GIVEN INFORMATION:

■ ■ ■ ■ ■ ■ ■

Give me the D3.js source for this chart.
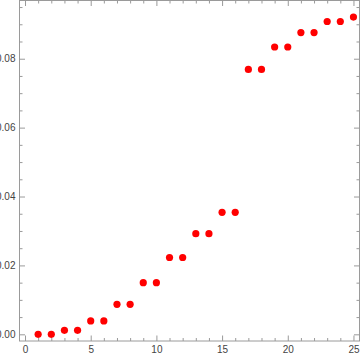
<!DOCTYPE html>
<html>
<head>
<meta charset="utf-8">
<script src="https://cdn.jsdelivr.net/npm/d3@7"></script>
<style>
  body { margin: 0; background: #fff; }
  svg { display: block; font-family: "Liberation Sans", Arial, sans-serif; }
  .axis text { font-size: 10px; fill: #444; }
  .axis line { stroke: #9a9a9a; }
  .axis path { display: none; }
</style>
</head>
<body>
<svg id="chart" width="361" height="356"></svg>
<script>
// data
var xValues = [1, 2, 3, 4, 5, 6, 7, 8, 9, 10, 11, 12, 13, 14, 15, 16, 17, 18, 19, 20, 21, 22, 23, 24, 25];
var yValues = [0, 0, 0.00116, 0.00116, 0.0039, 0.0039, 0.0087, 0.0087, 0.015, 0.015,
  0.0223, 0.0223, 0.0292, 0.0292, 0.0354, 0.0354, 0.0769, 0.0769, 0.0834, 0.0834,
  0.0876, 0.0876, 0.0908, 0.0908, 0.0921];
var xTicks = [0, 5, 10, 15, 20, 25];
var yTicks = [0, 0.02, 0.04, 0.06, 0.08];

function drawChart() {
  var points = xValues.map(function(d, i) { return {x: d, y: yValues[i]}; });

  // frame edges in pixels
  var frameLeft = 19.5, frameRight = 359.5, frameTop = 0.5, frameBottom = 341;

  var x = d3.scaleLinear().domain([-0.42, 25.46]).range([frameLeft, frameRight]);
  var y = d3.scaleLinear().domain([-0.00194, 0.0969]).range([frameBottom, frameTop]);

  var xMinor = d3.range(0, 26, 1).filter(function(d) { return d % 5 !== 0; });
  var yMinor = d3.range(0, 0.0951, 0.005).filter(function(d) { return Math.round(d * 1000) % 20 !== 0; });

  var svg = d3.select('#chart');

  // frame
  svg.append('rect')
    .attr('x', frameLeft).attr('y', frameTop)
    .attr('width', frameRight - frameLeft).attr('height', frameBottom - frameTop)
    .attr('fill', 'none').attr('stroke', '#9a9a9a');

  // inward ticks, labels on bottom and left
  svg.append('g').attr('class', 'axis')
    .attr('transform', 'translate(0,' + frameBottom + ')')
    .call(d3.axisBottom(x).tickValues(xTicks).tickSizeInner(-5.5).tickSizeOuter(0).tickPadding(4.5)
      .tickFormat(d3.format('d')));
  svg.append('g').attr('class', 'axis')
    .attr('transform', 'translate(0,' + frameBottom + ')')
    .call(d3.axisBottom(x).tickValues(xMinor).tickSizeInner(-3).tickSizeOuter(0).tickFormat(''));
  svg.append('g').attr('class', 'axis')
    .attr('transform', 'translate(' + frameLeft + ',0)')
    .call(d3.axisLeft(y).tickValues(yTicks).tickSizeInner(-5.5).tickSizeOuter(0).tickPadding(4)
      .tickFormat(d3.format('.2f')));
  svg.append('g').attr('class', 'axis')
    .attr('transform', 'translate(' + frameLeft + ',0)')
    .call(d3.axisLeft(y).tickValues(yMinor).tickSizeInner(-3).tickSizeOuter(0).tickFormat(''));

  // mirrored ticks on top and right
  svg.append('g').attr('class', 'axis')
    .attr('transform', 'translate(0,' + frameTop + ')')
    .call(d3.axisTop(x).tickValues(xTicks).tickSizeInner(-5.5).tickSizeOuter(0).tickFormat(''));
  svg.append('g').attr('class', 'axis')
    .attr('transform', 'translate(0,' + frameTop + ')')
    .call(d3.axisTop(x).tickValues(xMinor).tickSizeInner(-3).tickSizeOuter(0).tickFormat(''));
  svg.append('g').attr('class', 'axis')
    .attr('transform', 'translate(' + frameRight + ',0)')
    .call(d3.axisRight(y).tickValues(yTicks).tickSizeInner(-5.5).tickSizeOuter(0).tickFormat(''));
  svg.append('g').attr('class', 'axis')
    .attr('transform', 'translate(' + frameRight + ',0)')
    .call(d3.axisRight(y).tickValues(yMinor).tickSizeInner(-3).tickSizeOuter(0).tickFormat(''));

  // points
  svg.append('g').selectAll('circle')
    .data(points)
    .enter().append('circle')
    .attr('cx', function(d) { return x(d.x); })
    .attr('cy', function(d) { return y(d.y); })
    .attr('r', 3.6)
    .attr('fill', '#ff0000');
}

drawChart();
</script>
</body>
</html>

■ ■ ■ ■ ■ ■ ■

WORK TO BE COMPLETED: Omit pictures; set down the rest of the material word for word.

PROBLEM SOLUTION:
Give me the D3.js source for this chart.
<!DOCTYPE html>
<html>
<head>
<meta charset="utf-8">
<script src="https://cdn.jsdelivr.net/npm/d3@7"></script>
<style>
  body { margin: 0; background: #fff; }
  svg { display: block; font-family: "Liberation Sans", Arial, sans-serif; }
  .axis text { font-size: 10px; fill: #444; }
  .axis line { stroke: #9a9a9a; }
  .axis path { display: none; }
</style>
</head>
<body>
<svg id="chart" width="361" height="356"></svg>
<script>
// data
var xValues = [1, 2, 3, 4, 5, 6, 7, 8, 9, 10, 11, 12, 13, 14, 15, 16, 17, 18, 19, 20, 21, 22, 23, 24, 25];
var yValues = [0, 0, 0.00116, 0.00116, 0.0039, 0.0039, 0.0087, 0.0087, 0.015, 0.015,
  0.0223, 0.0223, 0.0292, 0.0292, 0.0354, 0.0354, 0.0769, 0.0769, 0.0834, 0.0834,
  0.0876, 0.0876, 0.0908, 0.0908, 0.0921];
var xTicks = [0, 5, 10, 15, 20, 25];
var yTicks = [0, 0.02, 0.04, 0.06, 0.08];

function drawChart() {
  var points = xValues.map(function(d, i) { return {x: d, y: yValues[i]}; });

  // frame edges in pixels
  var frameLeft = 19.5, frameRight = 359.5, frameTop = 0.5, frameBottom = 341;

  var x = d3.scaleLinear().domain([-0.42, 25.46]).range([frameLeft, frameRight]);
  var y = d3.scaleLinear().domain([-0.00194, 0.0969]).range([frameBottom, frameTop]);

  var xMinor = d3.range(0, 26, 1).filter(function(d) { return d % 5 !== 0; });
  var yMinor = d3.range(0, 0.0951, 0.005).filter(function(d) { return Math.round(d * 1000) % 20 !== 0; });

  var svg = d3.select('#chart');

  // frame
  svg.append('rect')
    .attr('x', frameLeft).attr('y', frameTop)
    .attr('width', frameRight - frameLeft).attr('height', frameBottom - frameTop)
    .attr('fill', 'none').attr('stroke', '#9a9a9a');

  // inward ticks, labels on bottom and left
  svg.append('g').attr('class', 'axis')
    .attr('transform', 'translate(0,' + frameBottom + ')')
    .call(d3.axisBottom(x).tickValues(xTicks).tickSizeInner(-5.5).tickSizeOuter(0).tickPadding(4.5)
      .tickFormat(d3.format('d')));
  svg.append('g').attr('class', 'axis')
    .attr('transform', 'translate(0,' + frameBottom + ')')
    .call(d3.axisBottom(x).tickValues(xMinor).tickSizeInner(-3).tickSizeOuter(0).tickFormat(''));
  svg.append('g').attr('class', 'axis')
    .attr('transform', 'translate(' + frameLeft + ',0)')
    .call(d3.axisLeft(y).tickValues(yTicks).tickSizeInner(-5.5).tickSizeOuter(0).tickPadding(4)
      .tickFormat(d3.format('.2f')));
  svg.append('g').attr('class', 'axis')
    .attr('transform', 'translate(' + frameLeft + ',0)')
    .call(d3.axisLeft(y).tickValues(yMinor).tickSizeInner(-3).tickSizeOuter(0).tickFormat(''));

  // mirrored ticks on top and right
  svg.append('g').attr('class', 'axis')
    .attr('transform', 'translate(0,' + frameTop + ')')
    .call(d3.axisTop(x).tickValues(xTicks).tickSizeInner(-5.5).tickSizeOuter(0).tickFormat(''));
  svg.append('g').attr('class', 'axis')
    .attr('transform', 'translate(0,' + frameTop + ')')
    .call(d3.axisTop(x).tickValues(xMinor).tickSizeInner(-3).tickSizeOuter(0).tickFormat(''));
  svg.append('g').attr('class', 'axis')
    .attr('transform', 'translate(' + frameRight + ',0)')
    .call(d3.axisRight(y).tickValues(yTicks).tickSizeInner(-5.5).tickSizeOuter(0).tickFormat(''));
  svg.append('g').attr('class', 'axis')
    .attr('transform', 'translate(' + frameRight + ',0)')
    .call(d3.axisRight(y).tickValues(yMinor).tickSizeInner(-3).tickSizeOuter(0).tickFormat(''));

  // points
  svg.append('g').selectAll('circle')
    .data(points)
    .enter().append('circle')
    .attr('cx', function(d) { return x(d.x); })
    .attr('cy', function(d) { return y(d.y); })
    .attr('r', 3.6)
    .attr('fill', '#ff0000');
}

drawChart();
</script>
</body>
</html>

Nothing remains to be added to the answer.